Quando minha tia Nívea Bracher morreu, não morreu apenas a pessoa, mas também a guardiã de uma geração cultural que edificou o que se chama hoje de Castelinho dos Bracher.
Silenciava-se ali, o símbolo personificado de uma casa que foi palco da mais avançada vanguarda artística e de costumes que já se viu em Juiz de Fora. Não foi à toa que dali brotaram as raízes para a Galeria Celina.
Ali passaram alguns dos maiores intelectuais do país: Affonso Rommano de Sant’Anna, Fernando Gabeira, Leda Nagle, Olívio Tavares de Araújo, Lotus Lobo, Maria Izabel de Souza Santos e tantos outros.
Também poetas malditos, proscritos, margeados da sociedade e inadequados aos adjetivos politicamente (ou chatamente) corretos, que costumam rotular aqueles que prestam e os que não prestam aos olhos dos tolos.

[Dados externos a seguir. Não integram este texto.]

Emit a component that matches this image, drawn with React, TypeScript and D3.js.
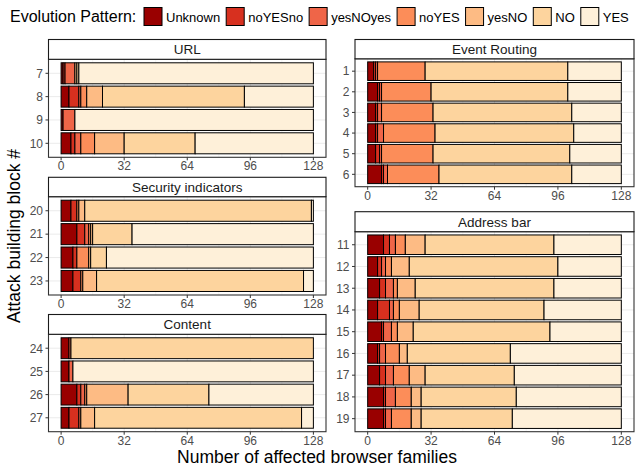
import React from "react";
import * as d3 from "d3";

// evolution patterns, left to right in each bar
const patterns = ["Unknown", "noYESno", "yesNOyes", "noYES", "yesNO", "NO", "YES"];
const patternColors = ["#990000", "#d7301f", "#ef6548", "#fc8d59", "#fdbb84", "#fdd49e", "#fef0d9"];

// attack building blocks 1..27
const blocks = [1, 2, 3, 4, 5, 6, 7, 8, 9, 10, 11, 12, 13, 14, 15, 16, 17, 18, 19, 20, 21, 22, 23, 24, 25, 26, 27];

// number of browser families per pattern, indexed like blocks
const unknown = [3, 5, 4, 4, 4, 7, 1, 4, 1, 5, 8, 5, 6, 5, 7, 5, 6, 8, 8, 5, 8, 6, 6, 4, 4, 8, 4];
const noYESno = [1, 1, 1, 1, 2, 1, 1, 5, 0, 2, 3, 2, 3, 6, 1, 1, 3, 1, 1, 3, 4, 2, 4, 0, 0, 2, 5];
const yesNOyes = [1, 1, 2, 3, 1, 2, 5, 1, 6, 3, 3, 2, 4, 2, 4, 3, 4, 5, 3, 0, 2, 0, 0, 1, 2, 2, 1];
const noYES = [24, 25, 26, 26, 26, 26, 0, 3, 0, 7, 5, 3, 2, 3, 3, 7, 8, 8, 10, 1, 1, 6, 1, 0, 0, 1, 0];
const yesNO = [0, 0, 0, 0, 0, 0, 1, 8, 0, 15, 10, 9, 9, 10, 8, 4, 8, 5, 5, 3, 1, 1, 7, 0, 0, 21, 7];
const no = [72, 69, 70, 70, 69, 67, 1, 72, 0, 36, 65, 75, 70, 63, 69, 52, 45, 48, 46, 115, 20, 8, 105, 123, 0, 41, 105];
const yes = [27, 27, 25, 24, 26, 25, 119, 35, 121, 60, 34, 32, 34, 39, 36, 56, 54, 53, 55, 1, 92, 105, 5, 0, 122, 53, 6];
const seriesValues = [unknown, noYESno, yesNOyes, noYES, yesNO, no, yes];

const panelTitles = ["URL", "Security indicators", "Content", "Event Routing", "Address bar"];
const panelBlocks = [
  [7, 8, 9, 10],
  [20, 21, 22, 23],
  [24, 25, 26, 27],
  [1, 2, 3, 4, 5, 6],
  [11, 12, 13, 14, 15, 16, 17, 18, 19],
];
const xTicks = [0, 32, 64, 96, 128];
const xMinorTicks = [16, 48, 80, 112];

// panel boxes on the page
const panelLayout = [
  { x0: 48.5, x1: 326, top: 39.5, plotTop: 59.3, plotBottom: 157.3 },
  { x0: 48.5, x1: 326, top: 177.3, plotTop: 196.7, plotBottom: 295 },
  { x0: 48.5, x1: 326, top: 314.5, plotTop: 334.3, plotBottom: 431.7 },
  { x0: 355, x1: 634, top: 39.5, plotTop: 58.8, plotBottom: 186.7 },
  { x0: 355, x1: 634, top: 211.7, plotTop: 231.7, plotBottom: 431.7 },
];

const font = "'Liberation Sans', Arial, Helvetica, sans-serif";
const legendFont = 13;

const rows = blocks.map((b, i) => {
  const r: any = { block: b };
  patterns.forEach((p, j) => (r[p] = seriesValues[j][i]));
  return r;
});
const stacked = d3.stack<any>().keys(patterns)(rows);

// legend keys laid out one after another from the measured label widths
function legendPositions() {
  const ctx = document.createElement("canvas").getContext("2d")!;
  ctx.font = legendFont + "px 'Liberation Sans'";
  const out: number[] = [];
  let cx = 144;
  patterns.forEach((p) => {
    out.push(cx);
    cx += 18 + 4 + ctx.measureText(p).width + 6;
  });
  return out;
}

function Panel({ idx }: { idx: number }) {
  const L = panelLayout[idx];
  const ids = panelBlocks[idx];
  const x = d3.scaleLinear().domain([-6.4, 134.4]).range([L.x0, L.x1]);
  const y = d3.scalePoint<number>().domain(ids).range([L.plotTop, L.plotBottom]).padding(0.6);
  const h = y.step() * 0.9;
  return (
    <g>
      <rect x={L.x0} y={L.plotTop} width={L.x1 - L.x0} height={L.plotBottom - L.plotTop} fill="#ffffff" />
      {xMinorTicks.map((t) => (
        <line key={"m" + t} x1={x(t)} x2={x(t)} y1={L.plotTop} y2={L.plotBottom} stroke="#ebebeb" strokeWidth={0.5} />
      ))}
      {xTicks.map((t) => (
        <line key={"g" + t} x1={x(t)} x2={x(t)} y1={L.plotTop} y2={L.plotBottom} stroke="#ebebeb" strokeWidth={1} />
      ))}
      {ids.map((b) => (
        <line key={"h" + b} x1={L.x0} x2={L.x1} y1={y(b)!} y2={y(b)!} stroke="#ebebeb" strokeWidth={1} />
      ))}
      {stacked.map((s, j) =>
        s
          .filter((d) => ids.includes(d.data.block) && d[1] - d[0] > 0)
          .map((d) => (
            <rect
              key={patterns[j] + d.data.block}
              x={x(d[0])}
              y={y(d.data.block)! - h / 2}
              width={x(d[1]) - x(d[0])}
              height={h}
              fill={patternColors[j]}
              stroke="#000000"
              strokeWidth={1}
            />
          ))
      )}
      <rect x={L.x0} y={L.plotTop} width={L.x1 - L.x0} height={L.plotBottom - L.plotTop} fill="none" stroke="#333333" strokeWidth={1.1} />
      <rect x={L.x0} y={L.top} width={L.x1 - L.x0} height={L.plotTop - L.top} fill="#ffffff" stroke="#1a1a1a" strokeWidth={1.1} />
      <text x={(L.x0 + L.x1) / 2} y={(L.top + L.plotTop) / 2 + 4.8} textAnchor="middle" fontSize={13.5} fill="#1a1a1a" fontFamily={font}>
        {panelTitles[idx]}
      </text>
      {xTicks.map((t) => (
        <g key={"t" + t}>
          <line x1={x(t)} x2={x(t)} y1={L.plotBottom} y2={L.plotBottom + 3} stroke="#333333" />
          <text x={x(t)} y={L.plotBottom + 13} textAnchor="middle" fontSize={12} fill="#4d4d4d" fontFamily={font}>
            {t}
          </text>
        </g>
      ))}
      {ids.map((b) => (
        <g key={"y" + b}>
          <line x1={L.x0 - 3} x2={L.x0} y1={y(b)!} y2={y(b)!} stroke="#333333" />
          <text x={L.x0 - 5.5} y={y(b)! + 4.3} textAnchor="end" fontSize={12} fill="#4d4d4d" fontFamily={font}>
            {b}
          </text>
        </g>
      ))}
    </g>
  );
}

export default function App() {
  const legendX = React.useMemo(legendPositions, []);
  return (
    <svg width={635} height={467} style={{ position: "absolute", left: 0, top: 0 }} fontFamily={font}>
      <rect width={635} height={467} fill="#ffffff" />
      <text x={10} y={22} fontSize={16} fill="#000000">Evolution Pattern:</text>
      {patterns.map((p, j) => (
        <g key={p}>
          <rect x={legendX[j]} y={7.5} width={18} height={18} fill={patternColors[j]} stroke="#000000" strokeWidth={1} />
          <text x={legendX[j] + 22} y={21.5} fontSize={legendFont} fill="#000000">{p}</text>
        </g>
      ))}
      {panelTitles.map((_, i) => (
        <Panel key={i} idx={i} />
      ))}
      <text x={317} y={463} textAnchor="middle" fontSize={17.5} fill="#000000">
        Number of affected browser families
      </text>
      <text transform="translate(20,236) rotate(-90)" textAnchor="middle" fontSize={17.5} fill="#000000">
        Attack building block #
      </text>
    </svg>
  );
}
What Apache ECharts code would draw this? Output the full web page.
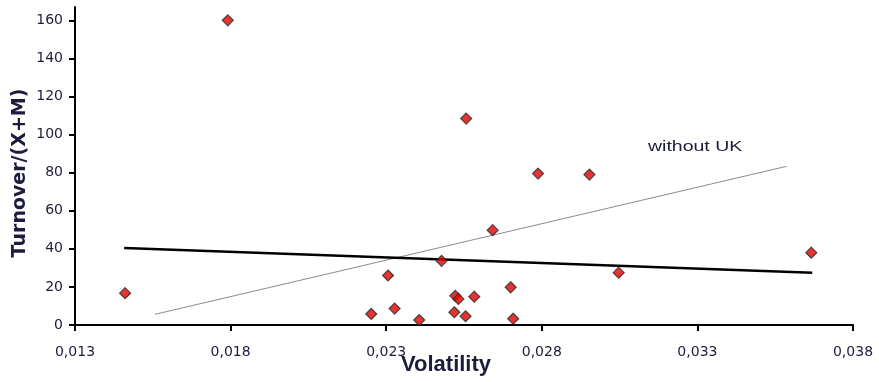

Biriba, como Nívea era chamada na intimidade deixou um buraco enorme. E desconfio que foi por isso que pouco mais de um mês depois tio Décio Bracher também entregou os pontos.
Sobraram como testemunhas daqueles idos anos 60 e 70 meu pai, o Alemãozinho, caçula que nasceu com cabelos bem branquinhos; minha mãe, Fani Bracher, que com seu talento e inteligência se integrou ao quadro cultural daquele núcleo; tio Paulinho e tia Stella; Lotus Lobo; o arquiteto Passaglia... bem, daquela geração são os que consigo me lembrar.
Com a morte dos tios, a ruptura deste núcleo foi tão grande, que só chorei de verdade numa tarde que meu pai e minha mãe desenhavam em uma cartolina o esboço para o remendo do portão de ferro da entrada. Era pra tapar um buraco, por onde estavam entrando ladrões.
Meu pai e minha mãe, ali sozinhos. Um, pedindo opinião ao outro, sem mais ninguém como testemunha.
Se fosse em outros tempos já ouviria minha tia esbravejando: _ “ Carlinhozinhos, esta curva aqui não fica bem”... E o Décio arqueando a sobrancelha.
Nada naquela casa foi colocado impunemente. Tudo tinha crivos, opiniões e explicações.
E agora, quem vai chamar Carlinhos de Alemão?
O caçula que virou decano.
Me vieram à cabeça memórias de tempos que não vivi, daquela efervescência cultural, todos trabalhando juntos, dando opinião no trabalho uns dos outros.
E enxerguei meu pai pintando a pomba da cozinha.
E vi minha tia incansável orientando cada centímetro dos traçados dos desenhos internos da casa e do jardim. Milimetricamente, cada cor, cada tonalidade, com seu olhar absoluto para as artes. Olhar de quem conhecia profundamente de leituras e debates noite adentro. E de um talento que eu queria ter herdado.
E tinha as festas de “Sai Azar”. E a “Semana Santa Profana”, da qual participei, num cortejo com todos fantasiados do pátio interno ao da frente da casa.
Fiquei pensando, onde ficou tudo isso?
Silenciada esta geração cultural, onde ficará o eco de tudo que edificou esta casa? Não apenas os tijolos, estruturas, janelas caindo, ou madeiras podres? Tudo isso se conserta. Tudo isso se ajeita. Com dinheiro, é claro...
Então pensei: cada pintura na parede contará sua história. A pomba dirá de Alemão. Cada traço e cor, em cada canto da casa e do jardim, falarão de Nívea. Cada quadro gritará por seu autor. Para sempre lá estarão Roberto Gil, Fani Bracher, Lotus Lobo, Décio Bracher, Paulinho Bracher, Celina Bracher, Auxiliadora, Steling, Dnar Rocha, Frederico Bracher Jr., Franz, Rui Mehreb, Tasca, Wandir Ramos, Lídia Cavalcanti, Carlos Mendonça, Cláudio Martins, Heitor de Alencar, Claro de Canpos, Sr, Monteiro e Roberto Vieira.
E ainda existem as luzes da Getúlio Vargas brilhando atrás do abacateiro. E o som dos ensaios do Carnaval, que pretendo escutar até o dia em que eu morrer também.